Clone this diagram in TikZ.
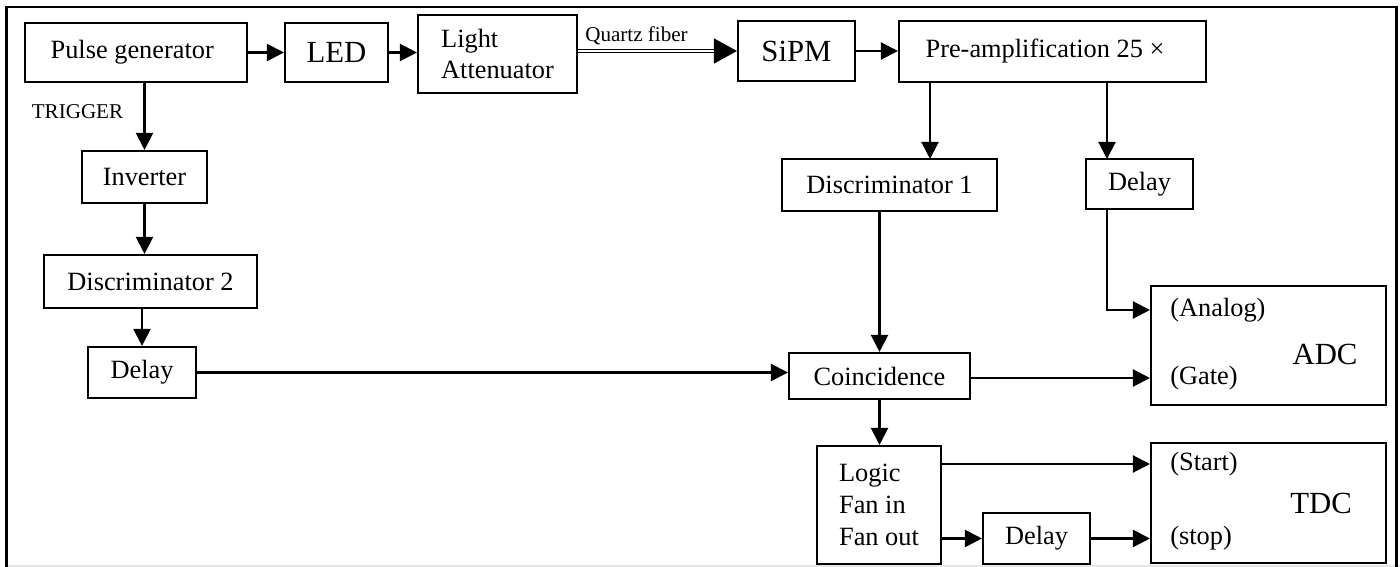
\documentclass[tikz,border=0pt]{standalone}
\usepackage{fontspec}
\setmainfont{Liberation Serif}
\usetikzlibrary{arrows.meta,calc,positioning}
\begin{document}
\begin{tikzpicture}[x=0.02cm,y=-0.02cm,>={Triangle[length=0.34cm,width=0.34cm]},
  box/.style={draw,line width=1.2pt,inner sep=0pt,align=center,font=\fontsize{15}{18}\selectfont},
  big/.style={font=\fontsize{17.5}{21}\selectfont},
  lbl/.style={inner sep=0pt,font=\fontsize{15}{18}\selectfont},
  small/.style={inner sep=0pt,font=\fontsize{12}{14}\selectfont},
  wire/.style={line width=1.2pt,->},
  fiber/.style={line width=0.75pt,double,double distance=1.3pt,-{Triangle[length=0.46cm,width=0.5cm]}},]
\useasboundingbox (0,0) rectangle (1400,567);
% frame
\draw[black!10,line width=0.8pt] (7,566) -- (1400,566);
\draw[line width=1.3pt] (6.5,567) -- (6.5,7) -- (1396.5,7) -- (1396.5,567);
% light path
\node (pg) at (136,52.5)[box,minimum width=4.44cm,minimum height=1.18cm] {Pulse generator\hspace{0.15cm}};
\node (led) at (336.5,52.5)[box,big,minimum width=2.06cm,minimum height=1.18cm] {LED};
\node (att) at (497.5,54)[box,align=left,minimum width=3.18cm,minimum height=1.56cm] {Light\\Attenuator};
\node (sipm) at (796.5,51)[box,big,minimum width=2.34cm,minimum height=1.2cm] {SiPM};
\node (amp) at (1052.5,51.5)[box,minimum width=6.14cm,minimum height=1.22cm] {Pre-amplification 25 ×\hspace{0.3cm}};
\node (fib) at (636.5,36)[small] {Quartz fiber};
% trigger branch
\node (trg) at (77.5,112)[small] {TRIGGER};
\node (inv) at (144.5,177)[box,minimum width=2.5cm,minimum height=1.04cm] {Inverter};
\node (disc2) at (150.5,281.5)[box,minimum width=4.26cm,minimum height=1.06cm] {Discriminator 2};
\node (dly2) at (142,372.5)[box,minimum width=2.16cm,minimum height=1.02cm] {Delay};
% signal branch
\node (disc1) at (889.5,185)[box,minimum width=4.3cm,minimum height=1.04cm] {Discriminator 1};
\node (dly1) at (1139.5,184)[box,minimum width=2.14cm,minimum height=1cm] {Delay};
\node (coinc) at (879.5,376)[box,minimum width=3.62cm,minimum height=0.92cm] {Coincidence};
\node (fan) at (879,505)[box,align=left,minimum width=2.48cm,minimum height=2.36cm] {Logic\\Fan in\\Fan out};
\node (dly3) at (1036.5,538.5)[box,minimum width=2.14cm,minimum height=1.02cm] {Delay};
% ADC and TDC
\node (adc) at (1268.5,345.5)[box,minimum width=4.7cm,minimum height=2.38cm] {};
\node (analog) at (1170,310)[lbl,anchor=west] {(Analog)};
\node (gate) at (1170,378)[lbl,anchor=west] {(Gate)};
\node (adct) at (1325,354)[lbl,big] {ADC};
\node (tdc) at (1268.5,503)[box,minimum width=4.7cm,minimum height=2.4cm] {};
\node (start) at (1170,464)[lbl,anchor=west] {(Start)};
\node (stop) at (1170,538)[lbl,anchor=west] {(stop)};
\node (tdct) at (1321,503)[lbl,big] {TDC};
\coordinate (t1) at (930,159);
\coordinate (t2) at (1107,159);
% connections
\draw[wire] (pg.east) -- (led.west);
\draw[wire] (led.east) -- (led.east -| att.west);
\draw[fiber] (att.east |- sipm) -- (sipm.west);
\draw[wire] (sipm.east) -- (sipm.east -| amp.west);
\draw[wire] (amp.south -| t1) -- (t1);
\draw[wire] (amp.south -| t2) -- (t2);
\draw[wire] (dly1.south -| t2) |- (adc.west |- analog);
\draw[wire] (inv.north |- pg.south) -- (inv.north);
\draw[wire] (inv.south) -- (inv.south |- disc2.north);
\draw[wire] (dly2.north |- disc2.south) -- (dly2.north);
\draw[wire] (dly2.east) -- (dly2.east -| coinc.west);
\draw[wire] (coinc.north |- disc1.south) -- (coinc.north);
\draw[wire] (coinc.east |- gate) -- (adc.west |- gate);
\draw[wire] (coinc.south) -- (coinc.south |- fan.north);
\draw[wire] (fan.east |- start) -- (tdc.west |- start);
\draw[wire] (fan.east |- dly3) -- (dly3.west);
\draw[wire] (dly3.east) -- (dly3.east -| tdc.west);
\end{tikzpicture}
\end{document}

☆ ☆ ☆ ☆ ☆

## TASK DETAILS
Write out each line again precisely as it appears, skipping every picture.

## REPLY TO THE TASK
Clone this diagram in TikZ.
\documentclass[tikz,border=0pt]{standalone}
\usepackage{fontspec}
\setmainfont{Liberation Serif}
\usetikzlibrary{arrows.meta,calc,positioning}
\begin{document}
\begin{tikzpicture}[x=0.02cm,y=-0.02cm,>={Triangle[length=0.34cm,width=0.34cm]},
  box/.style={draw,line width=1.2pt,inner sep=0pt,align=center,font=\fontsize{15}{18}\selectfont},
  big/.style={font=\fontsize{17.5}{21}\selectfont},
  lbl/.style={inner sep=0pt,font=\fontsize{15}{18}\selectfont},
  small/.style={inner sep=0pt,font=\fontsize{12}{14}\selectfont},
  wire/.style={line width=1.2pt,->},
  fiber/.style={line width=0.75pt,double,double distance=1.3pt,-{Triangle[length=0.46cm,width=0.5cm]}},]
\useasboundingbox (0,0) rectangle (1400,567);
% frame
\draw[black!10,line width=0.8pt] (7,566) -- (1400,566);
\draw[line width=1.3pt] (6.5,567) -- (6.5,7) -- (1396.5,7) -- (1396.5,567);
% light path
\node (pg) at (136,52.5)[box,minimum width=4.44cm,minimum height=1.18cm] {Pulse generator\hspace{0.15cm}};
\node (led) at (336.5,52.5)[box,big,minimum width=2.06cm,minimum height=1.18cm] {LED};
\node (att) at (497.5,54)[box,align=left,minimum width=3.18cm,minimum height=1.56cm] {Light\\Attenuator};
\node (sipm) at (796.5,51)[box,big,minimum width=2.34cm,minimum height=1.2cm] {SiPM};
\node (amp) at (1052.5,51.5)[box,minimum width=6.14cm,minimum height=1.22cm] {Pre-amplification 25 ×\hspace{0.3cm}};
\node (fib) at (636.5,36)[small] {Quartz fiber};
% trigger branch
\node (trg) at (77.5,112)[small] {TRIGGER};
\node (inv) at (144.5,177)[box,minimum width=2.5cm,minimum height=1.04cm] {Inverter};
\node (disc2) at (150.5,281.5)[box,minimum width=4.26cm,minimum height=1.06cm] {Discriminator 2};
\node (dly2) at (142,372.5)[box,minimum width=2.16cm,minimum height=1.02cm] {Delay};
% signal branch
\node (disc1) at (889.5,185)[box,minimum width=4.3cm,minimum height=1.04cm] {Discriminator 1};
\node (dly1) at (1139.5,184)[box,minimum width=2.14cm,minimum height=1cm] {Delay};
\node (coinc) at (879.5,376)[box,minimum width=3.62cm,minimum height=0.92cm] {Coincidence};
\node (fan) at (879,505)[box,align=left,minimum width=2.48cm,minimum height=2.36cm] {Logic\\Fan in\\Fan out};
\node (dly3) at (1036.5,538.5)[box,minimum width=2.14cm,minimum height=1.02cm] {Delay};
% ADC and TDC
\node (adc) at (1268.5,345.5)[box,minimum width=4.7cm,minimum height=2.38cm] {};
\node (analog) at (1170,310)[lbl,anchor=west] {(Analog)};
\node (gate) at (1170,378)[lbl,anchor=west] {(Gate)};
\node (adct) at (1325,354)[lbl,big] {ADC};
\node (tdc) at (1268.5,503)[box,minimum width=4.7cm,minimum height=2.4cm] {};
\node (start) at (1170,464)[lbl,anchor=west] {(Start)};
\node (stop) at (1170,538)[lbl,anchor=west] {(stop)};
\node (tdct) at (1321,503)[lbl,big] {TDC};
\coordinate (t1) at (930,159);
\coordinate (t2) at (1107,159);
% connections
\draw[wire] (pg.east) -- (led.west);
\draw[wire] (led.east) -- (led.east -| att.west);
\draw[fiber] (att.east |- sipm) -- (sipm.west);
\draw[wire] (sipm.east) -- (sipm.east -| amp.west);
\draw[wire] (amp.south -| t1) -- (t1);
\draw[wire] (amp.south -| t2) -- (t2);
\draw[wire] (dly1.south -| t2) |- (adc.west |- analog);
\draw[wire] (inv.north |- pg.south) -- (inv.north);
\draw[wire] (inv.south) -- (inv.south |- disc2.north);
\draw[wire] (dly2.north |- disc2.south) -- (dly2.north);
\draw[wire] (dly2.east) -- (dly2.east -| coinc.west);
\draw[wire] (coinc.north |- disc1.south) -- (coinc.north);
\draw[wire] (coinc.east |- gate) -- (adc.west |- gate);
\draw[wire] (coinc.south) -- (coinc.south |- fan.north);
\draw[wire] (fan.east |- start) -- (tdc.west |- start);
\draw[wire] (fan.east |- dly3) -- (dly3.west);
\draw[wire] (dly3.east) -- (dly3.east -| tdc.west);
\end{tikzpicture}
\end{document}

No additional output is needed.